Preceduto dalla fama che ha ormai oltrepassato i confini nazionali (dopo l'interpretazione  di “Il divo” e “La grande bellezza” ), Servillo ha affrontato per la seconda volta un testo di Eduardo, dieci anni dopo aver messo in scena “Sabato, domenica  e lunedì”.

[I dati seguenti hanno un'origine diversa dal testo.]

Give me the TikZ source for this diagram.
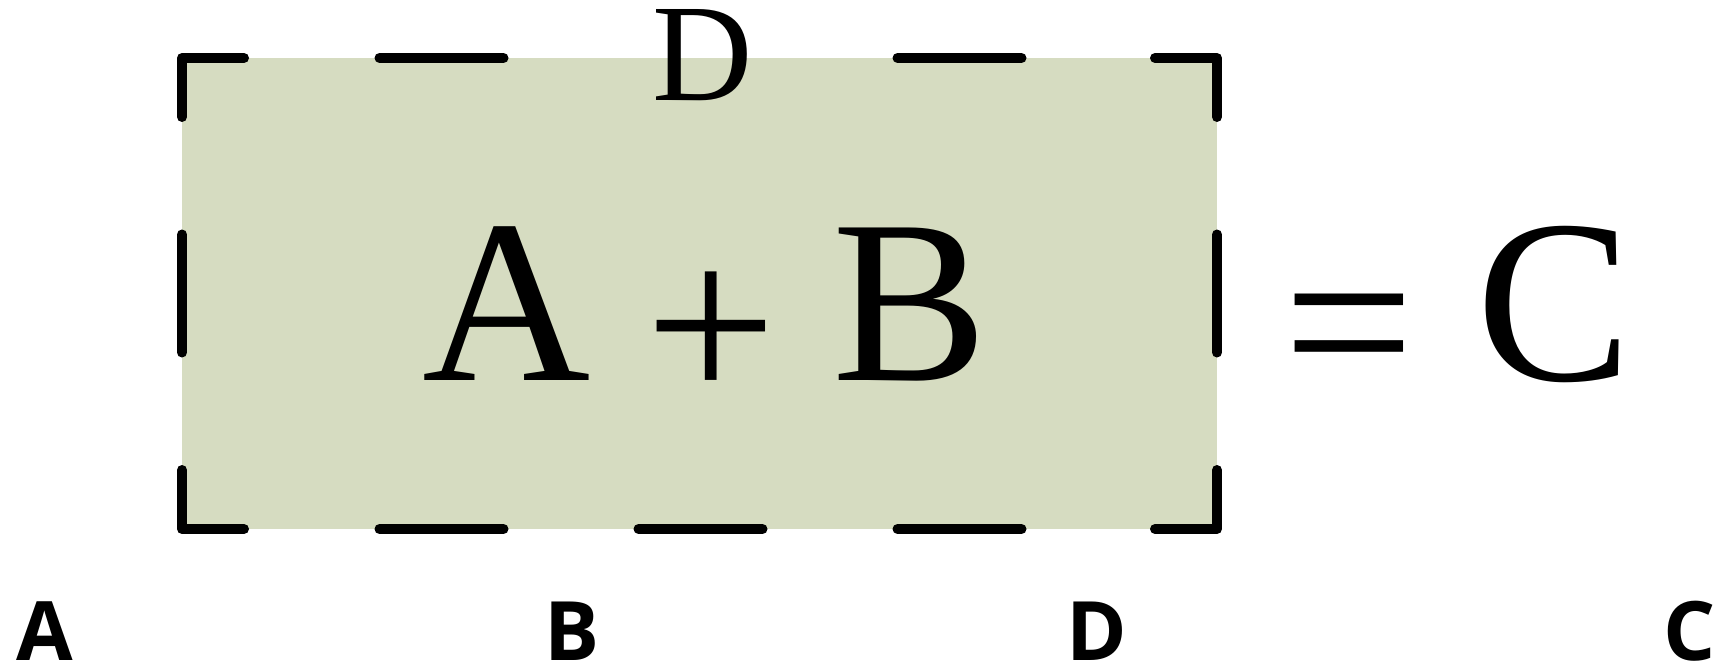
\documentclass[tikz,border=0pt]{standalone}
\usepackage{fontspec}
\usetikzlibrary{calc}
\setmainfont{Liberation Serif}
\newfontfamily\labelfont{Open Sans}
\definecolor{boxfill}{RGB}{214,220,193}
\begin{document}
\begin{tikzpicture}[x=1pt,y=-1pt,
  bigtxt/.style={inner sep=0pt,anchor=base,font=\fontsize{233}{240}\selectfont},
  toptxt/.style={inner sep=0pt,anchor=base,font=\fontsize{139}{145}\selectfont},
  lbl/.style={inner sep=0pt,anchor=base,font=\labelfont\bfseries\fontsize{82}{90}\selectfont},
  dashseg/.style={line width=10pt,line cap=round,line join=round,black}]
\useasboundingbox (0,0) rectangle (1721,663);
% box corners
\coordinate (nw) at (182,58);
\coordinate (ne) at (1217,58);
\coordinate (se) at (1217,529);
\coordinate (sw) at (182,529);
\fill[boxfill] (nw) rectangle (se);
% corner dashes
\draw[dashseg] ($(nw)+(0,59)$) -- (nw) -- ($(nw)+(62,0)$);
\draw[dashseg] ($(ne)+(-62,0)$) -- (ne) -- ($(ne)+(0,59)$);
\draw[dashseg] ($(se)+(0,-59)$) -- (se) -- ($(se)+(-62,0)$);
\draw[dashseg] ($(sw)+(62,0)$) -- (sw) -- ($(sw)+(0,-59)$);
% top edge dashes
\coordinate (t1) at (441.5,58);
\coordinate (t3) at (959.5,58);
\draw[dashseg] ($(t1)+(-62,0)$) -- ($(t1)+(62,0)$);
\draw[dashseg] ($(t3)+(-62,0)$) -- ($(t3)+(62,0)$);
% bottom edge dashes
\coordinate (b1) at (441.5,529);
\coordinate (b2) at (700.5,529);
\coordinate (b3) at (959.5,529);
\draw[dashseg] ($(b1)+(-62,0)$) -- ($(b1)+(62,0)$);
\draw[dashseg] ($(b2)+(-62,0)$) -- ($(b2)+(62,0)$);
\draw[dashseg] ($(b3)+(-62,0)$) -- ($(b3)+(62,0)$);
% side dashes
\coordinate (l1) at (182,293.5);
\coordinate (r1) at (1217,293.5);
\draw[dashseg] ($(l1)+(0,-59)$) -- ($(l1)+(0,59)$);
\draw[dashseg] ($(r1)+(0,-59)$) -- ($(r1)+(0,59)$);
% texts
\node[toptxt] (topD) at (703,101) {D};
\node[bigtxt] (A) at (506.5,380) {A};
\node[bigtxt] (plus) at (711,403) {+};
\node[bigtxt] (B) at (910,380) {B};
\node[bigtxt] (eq) at (1349,400) {=};
\node[bigtxt] (C) at (1554,380) {C};
\node[lbl] (la) at (45,660) {A};
\node[lbl] (lb) at (572,660) {B};
\node[lbl] (ld) at (1097,660) {D};
\node[lbl] (lc) at (1690,660) {C};
\end{tikzpicture}
\end{document}
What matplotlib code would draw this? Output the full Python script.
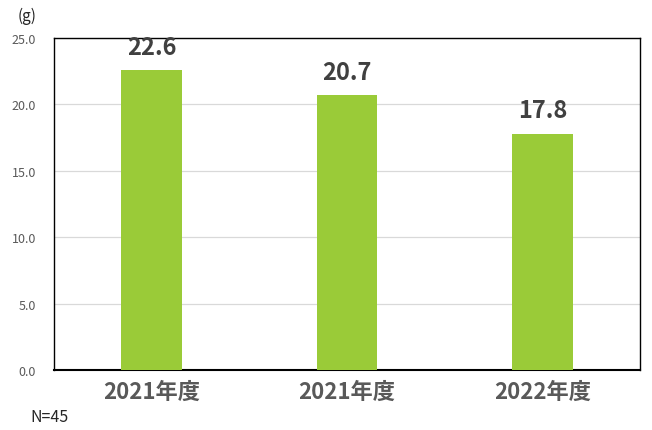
import numpy as np
import matplotlib.pyplot as plt

plt.rcParams['font.family'] = ['Noto Sans CJK JP', 'DejaVu Sans']

categories = ["2021年度", "2021年度", "2022年度"]
values = [22.6, 20.7, 17.8]
yticks = [0, 5, 10, 15, 20, 25]

fig = plt.figure(figsize=(6.52, 4.31), dpi=100)
ax = fig.add_axes([54 / 652, 1 - 371 / 431, 586 / 652, 332 / 431])

x = np.arange(len(categories))
ax.bar(x, values, width=0.31, color='#9ACB38', zorder=3)

for xi, v in zip(x, values):
    ax.text(xi, v + 0.85, f"{v:.1f}", ha='center', va='bottom',
            fontsize=17, fontweight='bold', color='#404040')

ax.set_xlim(-0.5, len(categories) - 0.5)
ax.set_ylim(0, 25)
ax.set_yticks(yticks)
ax.set_yticklabels([f"{t:.1f}" for t in yticks], fontsize=9, color='#595959')
ax.set_xticks(x)
ax.set_xticklabels(categories, fontsize=16, fontweight='bold', color='#595959')
ax.tick_params(axis='both', length=0)
ax.tick_params(axis='y', pad=13)
ax.tick_params(axis='x', pad=7)
ax.yaxis.grid(True, color='#D9D9D9', linewidth=0.9, zorder=0)
for s in ax.spines.values():
    s.set_color('black')
    s.set_linewidth(1.0)
ax.spines['bottom'].set_linewidth(1.5)

fig.text(18 / 652, 1 - 16 / 431, "(g)", fontsize=11, color='#262626', ha='left', va='center')
fig.text(30 / 652, 1 - 418 / 431, "N=45", fontsize=11.5, color='#262626', ha='left', va='center')

fig.savefig("out.png", dpi=100)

Scritta nel 1948 in soli 7 giorni per esigenze contrattuali, “Le voci di dentro” ha per protagonista Alberto Saporito, un apparecchiatore di feste popolari che vive con il fratello Carlo e lo zio Nicola in un quartiere partenopeo. Una notte sogna che i vicini di casa, i Cammarata, uccidono l'amico Aniello Amitrano (scomparso qualche giorno prima) facendone scomparire il cadavere. Nel sogno  Alberto vede anche dove sono nascosti i documenti che  incastrano i vicini. La mattina seguente, fatta la denuncia in Questura, fa arrestare i Cammarata e assieme al portiere,  cerca i documenti in casa loro. Soltanto allora, non trovandoli,  si accorge all'improvviso di aver sognato tutto e comprende il terribile guaio in cui si é cacciato.
La storia procede: l’accusa di Alberto  fa emergere gli aspetti più vili e meschini dell’animo umano: invece di difendersi l’un l’altro, i Cammarata credono il delitto possibile ed uno alla volta, confessandosi con lui, si accusano di un reato che  non si è verificato ma che avrebbe comunque potuto accadere.  Non c’è sodalizio tra loro, ma neppure rispetto, considerazione e tantomeno affetto. Ognuno appare  solo contro tutti. Persino Carlo approfitta della situazione per prendere possesso dei pochi averi che condivide con il fratello. La delusione  di Alberto è grande ed il suo sfogo sulle miserie umane culminerà nella scena finale in cui i due fratelli, seduti su due sedie lontane, si guardano in silenzio. La scena dura diversi minuti: è un momento carico di tensione che potrebbe essere il preludio ad una parola o ad un qualsiasi gesto. Invece tutto ciò che ci restituisce è silenzio, un silenzio assordante che ci permette di sentire i movimenti dei loro organi interni.
Nella commedia, tra le più amare fra quelle scritte da Eduardo, domina il tema dell'ambiguità di rapporto tra sogno e realtà, mentre filo conduttore è comunque l'incomunicabilità, simboleggiata dallo zio Nicola che per disillusione delle cose umane, ha rinunciato a parlare e si esprime  in una specie di codice Morse dove i punti e le linee sono rappresentati da scoppi di petardi.
E' grande sulla scena, Servillo. L’attenzione del pubblico è sempre focalizzata su di lui, non si riesce a guardare altro, nonostante la bravura degli altri interpreti. Sold out e grande consenso in tutte e le tre serate (1-3 novembre).